The world is a small place. To astrologers, a mere speck of dust.
The distance from the earth to the sun is roughly 150m kilometres.
Multi-asset investors have traditionally looked at the world from 60,000 feet, from the top down, and have tried to construct portfolios based on that perspective.
But the danger, to paraphrase Abraham Maslow, is that to a man with a hammer, everything looks like a nail.
The point is that not every problem can be solved in the same way, with the same tools. Different approaches and perspectives are often required.
With aggregate yields so low in absolute and relative terms many multi-asset income funds have been forced to pay lower yields or return capital as income in one form or another.
But to investors who build income portfolios from the bottom up, the world looks very different; the problem is not where to find attractive levelsof yield but which one of the multitude of opportunities to select.
It means moving away from catch-all buckets, like the S&P, to the prospects of individual companies and business drivers that constitute the market.
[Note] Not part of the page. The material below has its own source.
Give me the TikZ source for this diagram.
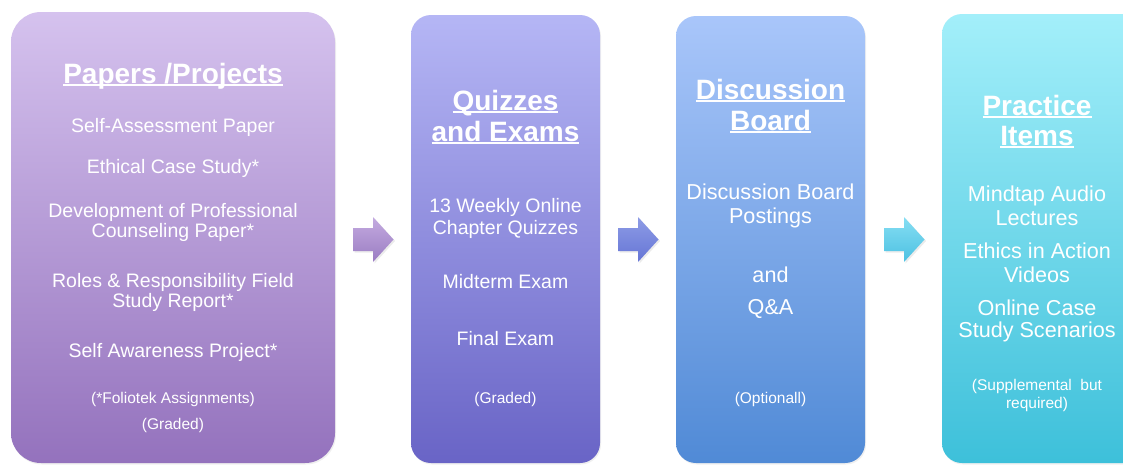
\documentclass[tikz,border=0pt]{standalone}
\usepackage{fontspec}
\setmainfont{Liberation Sans}
\usetikzlibrary{shadows}
\definecolor{aT}{HTML}{D5C2EE}\definecolor{aB}{HTML}{9472BD}
\definecolor{bT}{HTML}{B5B6F5}\definecolor{bB}{HTML}{6964C6}
\definecolor{cT}{HTML}{A9C6FA}\definecolor{cB}{HTML}{508AD6}
\definecolor{dT}{HTML}{A3EFFA}\definecolor{dB}{HTML}{3DC0DA}
\definecolor{raT}{HTML}{C4ABE0}\definecolor{raB}{HTML}{9A7CC2}
\definecolor{rbT}{HTML}{8E9CE6}\definecolor{rbB}{HTML}{6575D5}
\definecolor{rcT}{HTML}{86DEF3}\definecolor{rcB}{HTML}{4CC1E2}
\newcommand\myul[1]{\setbox0\hbox{#1}\rlap{\rule[-3pt]{\wd0}{1.9pt}}\box0}
\tikzset{
  box/.style={rectangle, draw=none, inner sep=0pt,
    drop shadow={opacity=0.12, shadow xshift=1pt, shadow yshift=-1.5pt}},
  txt/.style={text=white, anchor=base, inner sep=0pt},
  title/.style={txt, font=\fontsize{28}{30}\selectfont\bfseries},
  bodyA/.style={txt, font=\fontsize{19.5}{21}\selectfont},
  bodyB/.style={txt, font=\fontsize{21.6}{23}\selectfont},
  note/.style={txt, font=\fontsize{15.5}{17}\selectfont},
  blockarrow/.pic={
    \fill[black, opacity=0.08] (1.5,-10) -- (21.5,-10) -- (21.5,-21) -- (42,1.5) -- (21.5,24) -- (21.5,13) -- (1.5,13) -- cycle;
    \shade[top color=\arrT, bottom color=\arrB]
      (0,-11.5) -- (20,-11.5) -- (20,-22.5) -- (40.5,0) -- (20,22.5) -- (20,11.5) -- (0,11.5) -- cycle;
  }
}
\begin{document}
\begin{tikzpicture}[x=1pt,y=-1pt]
\useasboundingbox (0,0) rectangle (1123,464);
\fill[white] (0,0) rectangle (1123,464);
% boxes
\node[box, top color=aT, bottom color=aB, minimum width=324pt, minimum height=451pt, rounded corners=30pt] (b1) at (173,237.5) {};
\node[box, top color=bT, bottom color=bB, minimum width=189pt, minimum height=448pt, rounded corners=20pt] (b2) at (505.5,239) {};
\node[box, top color=cT, bottom color=cB, minimum width=189pt, minimum height=447pt, rounded corners=20pt] (b3) at (770.5,239.5) {};
\node[box, top color=dT, bottom color=dB, minimum width=210pt, minimum height=449pt, rounded corners=20pt] (b4) at (1047,238.5) {};
% arrows
\def\arrT{raT}\def\arrB{raB}
\pic (r1) at (353,239.5) {blockarrow};
\def\arrT{rbT}\def\arrB{rbB}
\pic (r2) at (618,239.5) {blockarrow};
\def\arrT{rcT}\def\arrB{rcB}
\pic (r3) at (884,239.5) {blockarrow};
% box 1
\node[title] (a0) at (173,83) {\myul{Papers /Projects}};
\node[bodyA] (a1) at (173,132) {Self-Assessment Paper};
\node[bodyA] (a2) at (173,173) {Ethical Case Study*};
\node[bodyA] (a3) at (173,217) {Development of Professional};
\node[bodyA] (a4) at (173,237) {Counseling Paper*};
\node[bodyA] (a5) at (173,287) {Roles \& Responsibility Field};
\node[bodyA] (a6) at (173,307) {Study Report*};
\node[bodyA] (a7) at (173,357) {Self Awareness Project*};
\node[note] (a8) at (173,403) {(*Foliotek Assignments)};
\node[note] (a9) at (173,429) {(Graded)};
% box 2
\node[title] (q0) at (505.5,110) {\myul{Quizzes}};
\node[title] (q1) at (505.5,141) {\myul{and Exams}};
\node[bodyA] (q2) at (505.5,212) {13 Weekly Online};
\node[bodyA] (q3) at (505.5,234) {Chapter Quizzes};
\node[bodyA] (q4) at (505.5,288) {Midterm Exam};
\node[bodyA] (q5) at (505.5,345) {Final Exam};
\node[note] (q6) at (505.5,403) {(Graded)};
% box 3
\node[title] (d0) at (770.5,99) {\myul{Discussion}};
\node[title] (d1) at (770.5,130) {\myul{Board}};
\node[bodyB] (d2) at (770.5,199) {Discussion Board};
\node[bodyB] (d3) at (770.5,223) {Postings};
\node[bodyB] (d4) at (770.5,282) {and};
\node[bodyB] (d5) at (770.5,314) {Q\&A};
\node[note] (d6) at (770.5,403) {(Optionall)};
% box 4
\node[title] (p0) at (1037,115) {\myul{Practice}};
\node[title] (p1) at (1037,145) {\myul{Items}};
\node[bodyB] (p2) at (1037,201) {Mindtap Audio};
\node[bodyB] (p3) at (1037,225) {Lectures};
\node[bodyB] (p4) at (1037,258) {Ethics in Action};
\node[bodyB] (p5) at (1037,282) {Videos};
\node[bodyB] (p6) at (1037,315) {Online Case};
\node[bodyB] (p7) at (1037,337) {Study Scenarios};
\node[note] (p8) at (1037,390) {(Supplemental\ \ but};
\node[note] (p9) at (1037,408) {required)};
\end{tikzpicture}
\end{document}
And then having the discipline to not simply chase high yield for income’s sake, but instead consider the long-term total return and sustainability prospects of each security.
The same applies to risks and how we view them. Every investment decision involves taking a view on prospective risks.
But for anyone seeking to get a handle on risk, there are a fair few challenges.
Who knows what might come from the threats being made between major trading nations, the political standoff in the Gulf or more quantitative easing in the Eurozone?
Again, one option is to hunker-down and focus on what you can control.
That still means looking for the best assets across the globe, and ones with the potential to generate sustainable income that grows faster than inflation.
Furthermore, if the cumulative savings pot can grow to the point where the natural income being generated is enough to satisfy an investor’s needs, there is the advantage of never being forced to sell assets at inopportune times.
Most investors tend to think about the investment cycle in blunt terms, for example where equity markets or bond markets are.
However, it may be better to focus on where individual companies and sectors are in their cycles, then determine which of those can be harnessed most appropriately to calibrate investment outcomes with clients’ needs.
- With yields so low, multi-asset fund managers are having to rethink their strategies
- Every investment decision involves taking risk
- It may be better to focus on where companies are in their individual cycles
Consensus forecasts have the earnings growth for the S&P slowing to 12.7 per cent this year, and further slowing to 6 per cent next year.
But many income-generating companies within that market are on a different trajectory, which is only identifiable from the bottom up.
US real estate investment trusts worked through higher supply last year, particularly in the healthcare sector, and funds from operations forecasts (an indication of REIT cash flows) are currently accelerating.